I also don’t understand the idea that a punch is not deadly force, people die or have grave bodily injury from being punched every day? If someone punches another person and they subsequently die isn’t it deadly force or is it still considered non-deadly force?

    Edward in reply to Merlin01. | February 2, 2019 at 9:33 am

    Regarding a punch as deadly force, to a degree it depends on who is throwing the punch. A Heavyweight professional boxer could well be using deadly force, while the average guy would not. It depends on the probability of the punch actually being deadly. I don’t know the probability statistic on a punch being deadly, but let’s say it is one in ten million for the average person. That is not going to be considered “deadly force” under the law, even though it is theoretically just barely possible but extremely unlikely.

      Merlin01 in reply to Edward. | February 2, 2019 at 10:33 am

      I appreciate the thoughtful response begs a few questions.

      How is someone suppose to know if someone is a professional fighter? Have you seen the female MMA fighters!

      Is someone suppose to break out the calculator and the statics and do the math at the moment of a attack?

      Why should someone gamble with their life, especially if they know nothing about an attacker except what is in front of them?

      I realize you don’t make the laws and I appreciate you helping to interpret them for me.

      Thanks Again!

    Mac45 in reply to Merlin01. | February 2, 2019 at 1:48 pm

    Whether or not you can produce a deadly weapon and use it as a threat to stop an attack, which is limited to the use of non-deadly force, depends, largely, upon the jurisdiction in which it occurs. Some states make a distinction between a threat and an actual use of force. Other states, such as Florida, equate the threatened use of force with the actual use of force, statutorily, for lawful self defense purposes. In Florida, you can not legally threaten to use deadly force [present a deadly weapon in a threatening manner] except in response to the use, or threatened use, of deadly force against you.

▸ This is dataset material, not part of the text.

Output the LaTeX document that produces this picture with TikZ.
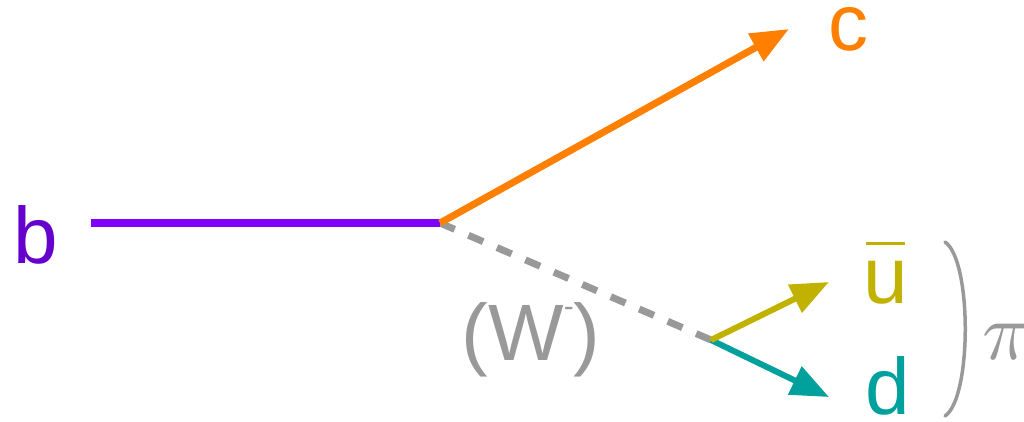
\documentclass[tikz,border=0pt]{standalone}
\usepackage{fontspec}
\setmainfont{Liberation Sans}
\usetikzlibrary{arrows.meta}
\definecolor{bline}{HTML}{8000FF}
\definecolor{btext}{HTML}{6600CC}
\definecolor{corange}{HTML}{FF8000}
\definecolor{uyellow}{HTML}{C2B200}
\definecolor{dteal}{HTML}{00A09C}
\definecolor{wgray}{HTML}{999999}
\begin{document}
\begin{tikzpicture}[x=1pt,y=-1pt,
  lbl/.style={inner sep=0pt,anchor=base,font=\fontsize{80}{96}\selectfont},
  tipa/.style={-{Triangle[length=38pt,width=30pt]}}]
\useasboundingbox (0,0) rectangle (1024,421);
% vertices and free ends
\coordinate (bstart) at (91,223);
\coordinate (v1) at (440,223);
\coordinate (v2) at (711,340);
\coordinate (ctip) at (789,29);
\coordinate (utip) at (829,282);
\coordinate (dtip) at (829,397);
% W propagator
\draw[wgray,line width=7pt,dash pattern=on 16pt off 15pt] (v1) -- (v2);
% b quark
\draw[bline,line width=8pt] (bstart) -- (v1);
% c quark
\draw[corange,line width=7pt,tipa] (v1) -- (ctip);
% d quark and anti-u
\draw[dteal,line width=6pt,tipa] (v2) -- (dtip);
\draw[uyellow,line width=6pt,tipa] (v2) -- (utip);
% labels
\node[lbl,text=btext] (b) at (36,263) {b};
\node[lbl,text=corange] (c) at (848,50) {c};
\node[lbl,text=uyellow] (ubar) at (886,303) {\rlap{\hspace{2pt}\raisebox{58pt}{\rule{39pt}{3.5pt}}}u};
\node[lbl,text=dteal] (d) at (888,414) {d};
\node[lbl,text=wgray] (w) at (531,360) {(W\raisebox{44pt}{\fontsize{30}{36}\selectfont -})};
% pion bracket
\coordinate (brtop) at (945,242);
\coordinate (brbot) at (945,416);
\draw[wgray,line width=3.5pt,line cap=round] (brtop) .. controls (972,260) and (972,398) .. (brbot);
\node[inner sep=0pt,anchor=base west,text=wgray] (pi) at (982,359) {\scalebox{8.2}{$\pi$}};
\end{tikzpicture}
\end{document}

    Char Char Binks in reply to Merlin01. | February 2, 2019 at 5:06 pm

    No, it means your defensive action can’t be disproportionate and lawful at the same time. You can threaten with your gun to defend yourself. You can’t simply gun someone down in retaliation for a non-deadly force attack.

      Just one point here. It is unlawful in virtually every jurisdiction in the US to use force against another in RETALIATION for any attack. You may only use force to defend against an imminent attack or one which is in progress.

salman was struck in the chest and not knocked down–personally, unless the guy had severely injured me or one of my loved ones, would not have pursued the perpetrator–why?–if he’s fled and you’re safe leave it to the cops–a more relevant example would be an incident of the ” knock-out game ” where the object of the attack is to knock the victim unconscious and flee–to me, that’s using deadly force, albeit with fists–i’m going to hurt/cap some sob like that–period

    DaveGinOly in reply to texansamurai. | February 4, 2019 at 12:09 am

    I, for one, would never convict you, if I were on your jury.

    There is no such thing as “non-lethal force.” Any force, if applied properly and/or repeatedly can be lethal. Although a non-trained person has little chance of killing me with a single blow, he has a much greater chance of knocking me out with one or more blows. Once out, I am at his mercy. At the time he launches his attack against me, I will have no or limited intelligence about his capabilities or intentions. As far as I’m concerned, he’s capable of killing me and intends to do so.

    Additionally, 80% of people shot with handguns survive. That means there is only a 1 in 5 chance that a defensive use of a handgun will actually be lethal. That also means that a criminal using a handgun has a 4 in 5 chance of launching what will actually be a non-lethal attack. At what point in the shift of the odds does the law consider the attack “lethal”? Do I have to know the odds and the law? The state insists that I not only have to know the law, but, in the moment I’m being assaulted, I must understand how it may be applied in the situation when viewed in its totality (something I can’t be assured of knowing), all while trying to defend myself against a potentially lethal attack (all attacks are potentially lethal). I think my computer will be using its cycles on more important matters at that moment – like survival.

    I believe that every innocent person has the right to assure his or her survival of a criminal attack. I further believe that an attacker surrenders his own right to survive the encounter upon launching a criminal assault. Whatever happens as a result of a criminal attack is the responsibility of the attacker, because his initial actions were criminal, and the law should not burden the innocent with any care or consideration for the attacker’s welfare or his demise, should it occur as a result of his actions. The law abiding defender who was going about his ways in a peaceable manner did not ask to have need of specialized legal knowledge or the burdens of such decision-making. If the peaceful citizen, in this moment of extreme stress, acts in such manner as to assure his own survival, I think he has done that which is lawful, regardless of what statutes say. “Not guilty” will be my verdict. A death that results from actions initiated by a malefactor is the responsibility of the malefactor, even when it is the malefactor who dies. The malefactor is responsible for putting his victim’s survival into doubt and responsible for whatever actions the victim takes to defend himself, not matter how ill-considered, inappropriate, or disproportionate they may seem. This is a risk a person must accept to his own survival whenever he becomes an outlaw. I believe an outlaw is not merely acting outside the law, but he has also put himself outside the protection of the law, even if only temporarily and for a few fractions of a second.